Ortadoğu’da temel sorunlar örneğin Arabistan merkez alınıp çözülemez. Elbette Arabistan özgülünde çözülecek sorunlar tüm bölgeyi etkiler düzeydedir. Arap toplumunun sorunları bölgenin sorunlu halinin önemli bir varyantını ifade eder. Ama bölgenin sorunlu halini tümden aşamaz. Çünkü Arap toplumunun sorunları ve onun çözümü Ortadoğu’nun tüm sorunlarını kapsamaz. Hatta Arap toplumunun sorunları Arabistan ve onun mevcut zihniyet ve kültürel kodları merkeze alınarak tümden çözülemez. Yine Süryani toplumunun sorunlarını Suriye’de çözmek mümkün değildir. Kürtlerin sorunları hakeza. Türkiye’deki devlet ve iktidar sisteminde dönüşüm gerçekleştirmeden Suriye’de, Rojava’da Kürlerin sorunlarına çözüm getirmek mümkün olmuyor. Ama Türkiye’den bunu geliştirmek mümkündür. Çünkü Kürt sorununun yaratan ve çözümsüz bırakan yer burasıdır. Arap, Süryani, Kürt, Ermeni ve Ortadoğu’daki diğer tüm unsurların sorun haline gelmesi devlet ve iktidar odaklı zihniyet ve modellerdir. Bu düzeyde ve şekilde sorunlu olan Ortadoğu coğrafyasında Kürtler dışlanır, görmezden gelinir veya sosyolojik ve politik olarak sorunların çözümünde ne ifade ettiği anlaşılmazsa bölgenin hiçbir sorununa kalıcı çözüm üretmek zordur.
Ortadoğu’da Kürt ve Arap sorunları başta olmak üzere diğer temel sorunlarının bağlandığı yer Türkiye’dir. Başta Kürt sorunu olmak üzere bölgedeki diğer temel meselelerin örüldüğü yer burasıdır. Dolayısıyla bölgedeki sorunların çözüm yeri de buradan sağlanabilir. Bu durum güncelde Kürt sorununun çözümünde, daha doğrusu çözümsüzlüğünde görüldü. Kürt inkarcılığı Türk ulus-devlet sistemiyle oluşturuldu ve bu sistemin eliyle sürdürülmektedir. Türkiye’deki devlet ve iktidar sistemi değişmeden Kürt sorunu çözülemez. İşte bir yerde çözüldü denildiği an tekrardan savaş gündeme girmektedir.
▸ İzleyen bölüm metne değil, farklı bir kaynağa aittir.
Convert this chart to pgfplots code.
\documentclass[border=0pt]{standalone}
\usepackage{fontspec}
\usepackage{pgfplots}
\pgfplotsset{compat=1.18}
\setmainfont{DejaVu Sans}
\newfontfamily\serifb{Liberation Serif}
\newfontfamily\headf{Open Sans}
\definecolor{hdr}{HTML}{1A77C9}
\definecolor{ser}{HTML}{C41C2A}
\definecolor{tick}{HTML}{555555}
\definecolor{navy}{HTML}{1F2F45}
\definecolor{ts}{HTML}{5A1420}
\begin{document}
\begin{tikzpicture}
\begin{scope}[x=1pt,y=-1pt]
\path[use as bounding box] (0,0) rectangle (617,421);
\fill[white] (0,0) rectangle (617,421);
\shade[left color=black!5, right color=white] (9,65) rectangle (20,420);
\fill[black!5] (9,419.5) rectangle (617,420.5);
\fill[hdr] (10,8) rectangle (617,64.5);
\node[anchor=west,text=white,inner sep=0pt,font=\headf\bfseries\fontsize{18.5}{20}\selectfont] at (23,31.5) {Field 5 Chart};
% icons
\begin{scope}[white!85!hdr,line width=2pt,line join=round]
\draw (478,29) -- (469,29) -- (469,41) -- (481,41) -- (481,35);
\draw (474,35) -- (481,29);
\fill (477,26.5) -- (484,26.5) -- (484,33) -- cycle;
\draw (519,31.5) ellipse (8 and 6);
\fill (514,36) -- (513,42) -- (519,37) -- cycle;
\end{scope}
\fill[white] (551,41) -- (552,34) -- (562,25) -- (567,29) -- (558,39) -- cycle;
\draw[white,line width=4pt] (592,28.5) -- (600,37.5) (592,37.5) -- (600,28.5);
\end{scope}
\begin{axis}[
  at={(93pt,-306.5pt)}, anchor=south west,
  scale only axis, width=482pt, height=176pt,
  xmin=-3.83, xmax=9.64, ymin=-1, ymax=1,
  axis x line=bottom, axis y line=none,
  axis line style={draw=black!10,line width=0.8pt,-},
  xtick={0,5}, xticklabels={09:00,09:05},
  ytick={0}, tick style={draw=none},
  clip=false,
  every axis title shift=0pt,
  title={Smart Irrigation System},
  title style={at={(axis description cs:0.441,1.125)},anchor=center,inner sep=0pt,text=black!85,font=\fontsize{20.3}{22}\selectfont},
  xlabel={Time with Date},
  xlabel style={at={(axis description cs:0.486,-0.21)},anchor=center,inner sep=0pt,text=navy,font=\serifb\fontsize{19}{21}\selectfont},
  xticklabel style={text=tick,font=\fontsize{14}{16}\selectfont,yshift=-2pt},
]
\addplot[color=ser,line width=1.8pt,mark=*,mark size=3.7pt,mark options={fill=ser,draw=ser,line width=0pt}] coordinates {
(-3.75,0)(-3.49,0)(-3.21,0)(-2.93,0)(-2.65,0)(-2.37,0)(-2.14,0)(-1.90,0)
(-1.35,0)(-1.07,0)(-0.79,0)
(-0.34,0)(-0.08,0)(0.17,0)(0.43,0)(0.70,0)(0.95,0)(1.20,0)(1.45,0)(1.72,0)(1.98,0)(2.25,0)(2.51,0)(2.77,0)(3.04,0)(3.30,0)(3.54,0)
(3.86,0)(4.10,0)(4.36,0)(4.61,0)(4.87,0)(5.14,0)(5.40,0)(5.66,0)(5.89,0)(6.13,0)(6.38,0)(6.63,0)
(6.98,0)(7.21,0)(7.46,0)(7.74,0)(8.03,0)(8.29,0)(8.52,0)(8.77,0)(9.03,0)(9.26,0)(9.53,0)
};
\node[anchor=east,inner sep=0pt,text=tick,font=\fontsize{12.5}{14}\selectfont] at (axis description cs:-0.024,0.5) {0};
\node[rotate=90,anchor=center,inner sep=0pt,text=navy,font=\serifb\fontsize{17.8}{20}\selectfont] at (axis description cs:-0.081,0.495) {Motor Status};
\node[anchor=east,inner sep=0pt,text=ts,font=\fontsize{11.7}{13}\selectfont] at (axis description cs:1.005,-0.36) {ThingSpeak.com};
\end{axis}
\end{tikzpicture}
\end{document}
Afrin operasyonu, ondan önceki Cerablus-Bab böyle gelişti. İşte Tayyip Erdoğan durmadan Kuzey ve Doğu Suriye’nin diğer bölgelerine yönelik operasyonu dillendiriyor. Buna yönelik ciddi hazırlık zaten aleni bir şekilde yapılmış durumda. Türkiye emperyalizmin bir sopası şeklinde kullanılıyor. Herkes bu şekilde izaha çekilmek isteniyor. Şimdi böylesi bir durumda, Kürt sorununun çözülmediği ortamda Ortadoğu’da bir çözüm gelişebilir mi? Bunun olmayacağı zaten görülüyor. Kaldı ki sadece Kürt meselesinde değil, diğer birçok hususta da böyledir. Demokratikleşme, yani öz yönetim Türkiye’de gerçekleşecek dönüşümle mümkündür. Tüm bunların olabilmesi için Türkiye’de demokratik dönüşümün gerçekleşmesi, bunun için de otoriter devlet ve iktidar yapılanmasının tümüyle yenilgiye uğratılması lazım.
Bunu gerçekleştirecek olan, Türkiye’de otoriterlik sonlandırıp demokratik gelişimi sağlayacak olan da örgütlü toplum gerçekliğidir. Bu da mücadele birliğiyle, mücadelenin birbirini tamamlayan çok yönlü alanlarında başarıya ulaşmakla mümkündür. Son yerel seçimlerde AKP-MHP iktidarı zayıfladı. Ama tümden dağılmadı. Değişim gerçekleşmiş değil. O vakit mücadele daha da gelişmeli. Mesela İmralı tecridinin süreceği artık anlaşıldı. Buna karşı nasıl bir tavır alınacak? Tecritle tüm Türkiye’nin, Ortadoğu sorunlarının bastırıldığı nasıl daha iyi anlatılabilir ve mücadelesi güçlü kılınabilir. Kürtlerin, sol, sosyalistlerin, demokrasi çevrelerinin tutumları çok önemli olacaktır. Önemli bir eşikteyiz. Ya demokratik dönüşüm tamamlanacak ya da başa dönülecek. Bunu mücadelemiz belirleyecek.